For a source flow, velocity $\mathop V\limits^ \to   = {V_r}\mathop {{e_r}}\limits^ \to   = \frac{\Lambda }{{2\pi r}}\mathop {{e_r}}\limits^ \to$In polar co-ordinates :, the curl of velocity field will be  $$\nabla  \cdot \mathop V\limits^ \to   = \frac{1}{r}\frac{\partial }{{\partial r}}\left( {r{V_r}} \right) + \frac{1}{r}\frac{{\partial {V_\theta }}}{{\partial \theta }}$$ $$\nabla  \cdot \mathop V\limits^ \to   = \frac{1}{r}\frac{\partial }{{\partial r}}\left[ {r\frac{\Lambda }{{2\pi r}}} \right] + \frac{1}{r}\frac{{\partial \left( 0 \right)}}{{\partial \theta }}$$ $$\nabla  \cdot \mathop V\limits^ \to   = \frac{1}{r}\frac{\partial }{{\partial r}}\left( {\frac{\Lambda }{{2\pi }}} \right) + 0 = 0$$ Therefore, the flow is a physically possible incompressible flow, except at origin where r =0.

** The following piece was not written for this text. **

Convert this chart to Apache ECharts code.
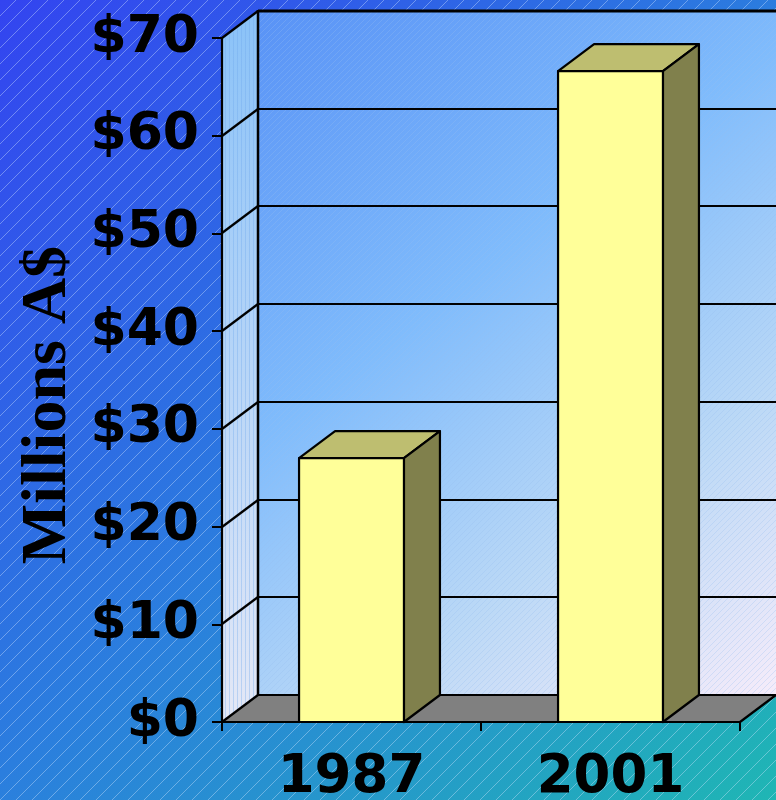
<!DOCTYPE html>
<html><head><meta charset="utf-8">
<script src="https://cdn.jsdelivr.net/npm/echarts@6/dist/echarts.min.js"></script>
<style>html,body{margin:0;padding:0;background:#2a6fe0}#c{width:776px;height:800px}</style>
</head><body><div id="c"></div>
<script>
// ---- data ----
const categories = ['1987', '2001'];
const values = [27.0, 66.6];
const yTicks = [0, 10, 20, 30, 40, 50, 60, 70];
const yTickLabels = ['$0', '$10', '$20', '$30', '$40', '$50', '$60', '$70'];
const yMin = 0, yMax = 70, yStep = 10;
const axisTitle = 'Millions A$';

// ---- style constants ----
const DX = 36, DY = -27;

function makePattern(w, h, draw) {
  const c = document.createElement('canvas');
  c.width = w; c.height = h;
  draw(c.getContext('2d'), w, h);
  return { image: c, repeat: 'repeat' };
}
function diag(color, step, lw) {
  return makePattern(step, step, (ctx, w, h) => {
    ctx.strokeStyle = color; ctx.lineWidth = lw;
    ctx.beginPath();
    ctx.moveTo(-1, h + 1); ctx.lineTo(w + 1, -1);
    ctx.moveTo(-1, 1); ctx.lineTo(1, -1);
    ctx.moveTo(w - 1, h + 1); ctx.lineTo(w + 1, h - 1);
    ctx.stroke();
  });
}
const bgPattern = diag('rgba(210,230,255,0.40)', 16, 1);
const backPattern = diag('rgba(150,190,240,0.30)', 6, 1);
const sidePattern = makePattern(4, 4, (ctx) => {
  ctx.fillStyle = 'rgba(110,165,235,0.35)';
  ctx.fillRect(1, 0, 1, 4);
});

const bgGrad = { type: 'linear', x: 0, y: 0, x2: 1, y2: 1, colorStops: [
  { offset: 0, color: '#3344f0' }, { offset: 0.5, color: '#2b7ede' }, { offset: 1, color: '#1fb6b4' }] };
const backGrad = { type: 'linear', x: 0, y: 0, x2: 1, y2: 1, colorStops: [
  { offset: 0, color: '#5892f6' }, { offset: 0.4, color: '#80bcfc' },
  { offset: 0.72, color: '#bcd9f6' }, { offset: 1, color: '#f6ecfa' }] };
const sideGrad = { type: 'linear', x: 0, y: 0, x2: 0, y2: 1, colorStops: [
  { offset: 0, color: '#8ac2f8' }, { offset: 1, color: '#e4e8f6' }] };

function renderWalls(params, api) {
  const cs = params.coordSys;
  const x0 = cs.x, x1 = cs.x + cs.width;
  const yB = api.coord([0, yMin])[1], yT = api.coord([0, yMax])[1];
  const ch = [];
  const side = [[x0, yT], [x0 + DX, yT + DY], [x0 + DX, yB + DY], [x0, yB]];
  ch.push({ type: 'polygon', shape: { points: side }, style: { fill: sideGrad } });
  ch.push({ type: 'polygon', shape: { points: side }, style: { fill: sidePattern } });
  const back = [[x0 + DX, yT + DY], [x1 + DX, yT + DY], [x1 + DX, yB + DY], [x0 + DX, yB + DY]];
  ch.push({ type: 'polygon', shape: { points: back }, style: { fill: backGrad } });
  ch.push({ type: 'polygon', shape: { points: back }, style: { fill: backPattern } });
  const floor = [[x0, yB], [x1, yB], [x1 + DX, yB + DY], [x0 + DX, yB + DY]];
  ch.push({ type: 'polygon', shape: { points: floor }, style: { fill: '#808080', stroke: '#000', lineWidth: 2.2, lineJoin: 'round' } });
  yTicks.forEach(v => {
    const y = Math.round(api.coord([0, v])[1]);
    const lw = v === yMax ? 3 : 2.2;
    if (v !== yMin) {
      ch.push({ type: 'line', shape: { x1: x0 + DX, y1: y + DY, x2: x1 + DX + 2, y2: y + DY }, style: { stroke: '#000', lineWidth: lw } });
      ch.push({ type: 'line', shape: { x1: x0, y1: y, x2: x0 + DX, y2: y + DY }, style: { stroke: '#000', lineWidth: 2.2 } });
    }
  });
  ch.push({ type: 'line', shape: { x1: x0 + DX, y1: yT + DY - 1, x2: x0 + DX, y2: yB + DY }, style: { stroke: '#000', lineWidth: 2.5 } });
  return { type: 'group', children: ch };
}

function renderBar(params, api) {
  const i = api.value(0), v = api.value(1);
  const top = api.coord([i, v]), base = api.coord([i, yMin]);
  const w = api.size([1, 0])[0] * 0.405;
  const xl = top[0] - w / 2, xr = top[0] + w / 2, yt = top[1], yb = base[1];
  const st = { stroke: '#000', lineWidth: 2.2, lineJoin: 'round' };
  return { type: 'group', children: [
    { type: 'polygon', shape: { points: [[xl, yt], [xr, yt], [xr + DX, yt + DY], [xl + DX, yt + DY]] }, style: Object.assign({ fill: '#bebe70' }, st) },
    { type: 'polygon', shape: { points: [[xr, yt], [xr + DX, yt + DY], [xr + DX, yb + DY], [xr, yb]] }, style: Object.assign({ fill: '#80804c' }, st) },
    { type: 'rect', shape: { x: xl, y: yt, width: w, height: yb - yt }, style: Object.assign({ fill: '#ffff99' }, st) }
  ] };
}

const chart = echarts.init(document.getElementById('c'), null, { renderer: 'canvas' });
chart.setOption({
  animation: false,
  backgroundColor: bgGrad,
  graphic: [
    { type: 'rect', z: -10, silent: true, shape: { x: 0, y: 0, width: 776, height: 800 }, style: { fill: bgPattern } },
    { type: 'text', z: 10, x: 48, y: 405, rotation: Math.PI / 2,
      style: { text: axisTitle, font: 'bold 64px "Liberation Serif"', fill: '#000', align: 'center', verticalAlign: 'middle' } }
  ],
  grid: { left: 222, right: 36, top: 38, bottom: 78, containLabel: false, outerBoundsMode: 'none' },
  xAxis: {
    type: 'category', data: categories, boundaryGap: true, z: 10,
    axisLine: { show: true, lineStyle: { color: '#000', width: 2.2 } },
    axisTick: { show: true, length: 9, lineStyle: { color: '#000', width: 2 } },
    axisLabel: { color: '#000', fontFamily: 'DejaVu Sans', fontWeight: 'bold', fontSize: 53, margin: 30 },
    splitLine: { show: false }
  },
  yAxis: {
    type: 'value', min: yMin, max: yMax, interval: yStep, z: 10,
    axisLine: { show: true, lineStyle: { color: '#000', width: 2.2 } },
    axisTick: { show: true, length: 10, lineStyle: { color: '#000', width: 2 } },
    axisLabel: { color: '#000', fontFamily: 'DejaVu Sans', fontWeight: 'bold', fontSize: 52, margin: 23,
      formatter: v => yTickLabels[yTicks.indexOf(v)] },
    splitLine: { show: false }
  },
  series: [
    { type: 'custom', z: 1, silent: true, clip: false, renderItem: renderWalls, data: [[0, 0]] },
    { type: 'custom', z: 3, silent: true, clip: false, renderItem: renderBar,
      data: values.map((v, i) => [i, v]) }
  ]
});
</script>
</body></html>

Also, $$\nabla  \times \mathop V\limits^ \to   = \frac{1}{r}\left| {\begin{array}{*{20}{c}}{\mathop {{e_r}}\limits^ \to  }&{r\mathop {{e_\theta }}\limits^ \to  }&{\mathop {{e_z}}\limits^ \to  }\\{\frac{\partial }{{\partial r}}}&{\frac{\partial }{{\partial \theta }}}&{\frac{\partial }{{\partial z}}}\\{{V_r}}&{r{V_\theta }}&{{V_z}}\end{array}} \right| = \frac{1}{r}\left| {\begin{array}{*{20}{c}}{\mathop {{e_r}}\limits^ \to  }&{r\mathop {{e_\theta }}\limits^ \to  }&{\mathop {{e_z}}\limits^ \to  }\\{\frac{\partial }{{\partial r}}}&{\frac{\partial }{{\partial \theta }}}&{\frac{\partial }{{\partial z}}}\\{\frac{\Lambda }{{2\pi r}}}&0&0\end{array}} \right|$$ $$\nabla  \times \mathop V\limits^ \to   =  – r\mathop {{e_\theta }}\limits^ \to  \left( {\frac{{\partial 0}}{{\partial r}} – \frac{{\partial \Lambda /2\pi r}}{{\partial z}}} \right) + \mathop {{e_z}}\limits^ \to  \left( {\frac{{\partial 0}}{{\partial r}} – \frac{{\partial \Lambda /2\pi r}}{{\partial \theta }}} \right) = 0$$ Therefore, $\nabla  \times \mathop V\limits^ \to   = 0$ (everywhere in the flow).